Signs of emotionally abusive parents

journeyofbell:

Based on some advice I gave a girl with abusive parents, here’s a list of signs that I’ve gathered from personal experience with my mother:

  • Constant criticism: Most parents criticise their children now and then but constantly putting down your child is not normal. For the most part, the criticism comes out of the blue and is often about your looks, interests or behavior. It’s not just “normal” criticism, like commenting on something stupid you did. They’ll often compare you to other children and demand that you should be like them instead.
  • Not taking you seriously: No matter how old you are, you’ll always be a dumb child to an abusive parent. It doesn’t matter how well-informed you are and how great your arguments are: you’re wrong, naive and stupid.
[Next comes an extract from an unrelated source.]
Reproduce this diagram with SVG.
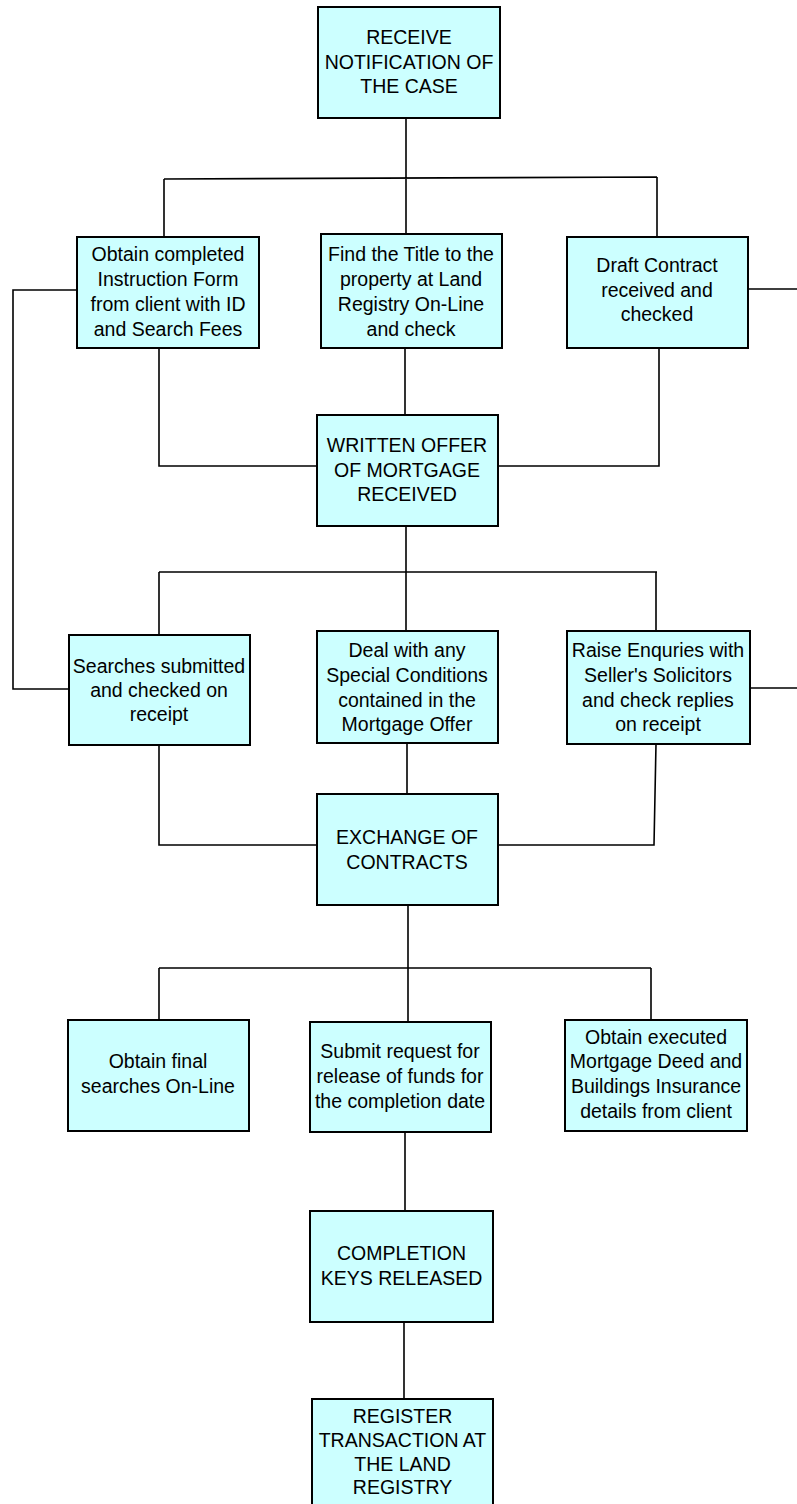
<svg xmlns="http://www.w3.org/2000/svg" width="797" height="1504" viewBox="0 0 797 1504">
<style>
.box{fill:#CCFFFF;stroke:#000;stroke-width:2}
.t{font-family:"Liberation Sans",Arial,sans-serif;font-size:19.5px;fill:#000;text-anchor:middle}
.c{fill:none;stroke:#000;stroke-width:1.6}
</style>
<rect width="797" height="1504" fill="#fff"/>
<g id="connectors">
<path class="c" d="M406 118V178M164 179L657 177M164 179V237M406 178V234M657 177V237"/>
<path class="c" d="M77 290H13V689H69M748 289H797M750 688H797"/>
<path class="c" d="M159 348V466H317M405 348V415M659 348V466H498"/>
<path class="c" d="M406 526V572M159 572H657M159 572V635M406 572V631M656 572V631"/>
<path class="c" d="M159 745V845H317M407 743V794M656 744L654 845H498"/>
<path class="c" d="M408 905V968M159 968H651M159 968V1020M408 968V1022M651 968V1020"/>
<path class="c" d="M405 1132V1211M404 1322V1399"/>
</g>
<g id="n1"><rect class="box" x="318" y="7" width="182" height="111"/>
<text class="t" x="409" y="44">RECEIVE</text><text class="t" x="409" y="68.5">NOTIFICATION OF</text><text class="t" x="409" y="93">THE CASE</text></g>
<g id="n2"><rect class="box" x="77" y="237" width="182" height="111"/>
<text class="t" x="168" y="261">Obtain completed</text><text class="t" x="168" y="286">Instruction Form</text><text class="t" x="168" y="311">from client with ID</text><text class="t" x="168" y="336">and Search Fees</text></g>
<g id="n3"><rect class="box" x="321" y="234" width="181" height="114"/>
<text class="t" x="411" y="261">Find the Title to the</text><text class="t" x="411" y="286">property at Land</text><text class="t" x="411" y="311">Registry On-Line</text><text class="t" x="411" y="336">and check</text></g>
<g id="n4"><rect class="box" x="567" y="237" width="181" height="111"/>
<text class="t" x="657" y="272">Draft Contract</text><text class="t" x="657" y="296.5">received and</text><text class="t" x="657" y="321">checked</text></g>
<g id="n5"><rect class="box" x="317" y="415" width="181" height="111"/>
<text class="t" x="407" y="452">WRITTEN OFFER</text><text class="t" x="407" y="477">OF MORTGAGE</text><text class="t" x="407" y="501">RECEIVED</text></g>
<g id="n6"><rect class="box" x="69" y="635" width="181" height="110"/>
<text class="t" x="159" y="673">Searches submitted</text><text class="t" x="159" y="697">and checked on</text><text class="t" x="159" y="721">receipt</text></g>
<g id="n7"><rect class="box" x="317" y="631" width="181" height="112"/>
<text class="t" x="407" y="657">Deal with any</text><text class="t" x="407" y="682">Special Conditions</text><text class="t" x="407" y="706.5">contained in the</text><text class="t" x="407" y="731">Mortgage Offer</text></g>
<g id="n8"><rect class="box" x="567" y="631" width="183" height="113"/>
<text class="t" x="658" y="657">Raise Enquries with</text><text class="t" x="658" y="682">Seller's Solicitors</text><text class="t" x="658" y="706.5">and check replies</text><text class="t" x="658" y="731">on receipt</text></g>
<g id="n9"><rect class="box" x="317" y="794" width="181" height="111"/>
<text class="t" x="407" y="844">EXCHANGE OF</text><text class="t" x="407" y="868.5">CONTRACTS</text></g>
<g id="n10"><rect class="box" x="68" y="1020" width="181" height="111"/>
<text class="t" x="158" y="1068">Obtain final</text><text class="t" x="158" y="1093">searches On-Line</text></g>
<g id="n11"><rect class="box" x="310" y="1022" width="181" height="110"/>
<text class="t" x="400" y="1058">Submit request for</text><text class="t" x="400" y="1083">release of funds for</text><text class="t" x="400" y="1107.5">the completion date</text></g>
<g id="n12"><rect class="box" x="565" y="1020" width="182" height="111"/>
<text class="t" x="656" y="1043.5">Obtain executed</text><text class="t" x="656" y="1068">Mortgage Deed and</text><text class="t" x="656" y="1093">Buildings Insurance</text><text class="t" x="656" y="1117.5">details from client</text></g>
<g id="n13"><rect class="box" x="310" y="1211" width="183" height="111"/>
<text class="t" x="401.5" y="1260">COMPLETION</text><text class="t" x="401.5" y="1285">KEYS RELEASED</text></g>
<g id="n14"><rect class="box" x="312" y="1399" width="181" height="115"/>
<text class="t" x="402.5" y="1423">REGISTER</text><text class="t" x="402.5" y="1447">TRANSACTION AT</text><text class="t" x="402.5" y="1471">THE LAND</text><text class="t" x="402.5" y="1494">REGISTRY</text></g>
</svg>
My mother would often shut me out when talking with her and other “adults” at parties and gathering, even when I was 18 and older and could easily talk with the “adults”
  • Being overdramatic: Making a situation seem a lot worse than it is will always put the parent in control and make the child a nervous wreck. My mother still has a habit of blowing things out of proportions and act like a tiny problem is the end of the world. As an adult, I just roll my eyes but for a child, it’s absolutely terrifying.
  • Projecting their feelings/faults onto you: My mother always pointed out how angry and sour I was and I believed her for a long time until I was told otherwise by friends on multiple occassions (whenever I was described, happy was always included). Guess who’s angry and sour, though? My mom, of course. She’s extremely negative about a lot of things and tends to think the worst of everything. She complains nonstop but somehow she’s convinced that’s me doing that, not her. This goes for other feelings/faults too (being jealous, violent, naive etc.)
  • Mocking your interests: Loudly commenting and making fun of what you enjoy is not something normal parents (or people for that matter) do. A parent should never shame an interest unless it’s harmful to others. My mother has done this my whole life whether it was my interest in animals, collectiong stones, reading a lot, or wanting to study psychology (according to her it’s not “real” science)
  • Blaming you for having negative emotions: Whether you’re rightfully sad or angry, the parent will respond with ridicule and sometimes anger. You don’t have the right to be angry yourself and sadness isn’t met with comfort. I was a very emotional child and cried easily yet my mother just got annoyed and/or furious. If I cried at school, I’d have to beg my teachers not to tell my mother because she’d throw a fit and lock me in my room
  • Not respecting that you’re an introvert/extrovert: This often comes from the fact that the parent is the opposite of what you are. In my case, my mother was a social butterfly and scorned me for being an introvert (she doesn’t even believe that term). Even if I spent the entire day with other people, she’d be angry if I didn’t want to go play with someone after dinner. She’d also be pissed in the most ridiculous situations, like if I didn’t sit next to someone in the bus on trips and alike.
  • You have to protect others from their anger: In my case, it was my younger brothers and sometimes my father. I’ve swallowed my words or let my mother mistreat me several times so that she wouldn’t throw a fit and later let it out on my brothers or my father. A child should not be responsible for keeping peace in the home.
  • You have to lie all the time: With all the previous points, it’s not unusual that you end up lying to the parent in question all the time. I seldom lie to my father but I’ve lied to my mother my entire life and still do. Making up excuses and stories to avoid conflict becomes an essential part of interacting with the abusive parent and if you’re unlucky like me, it’ll last an entire liftetime.

If these things happen to you a lot, you’re dealing with an abusive parent and need help. Emotional abuse can affect you on the long run and has to be stopped as soon as possible. 

If the abusive parent can’t change their awful behaviour towards you, you don’t have to stay in touch with them and/or see them. You don’t owe your parents anything if they mistreat you like this.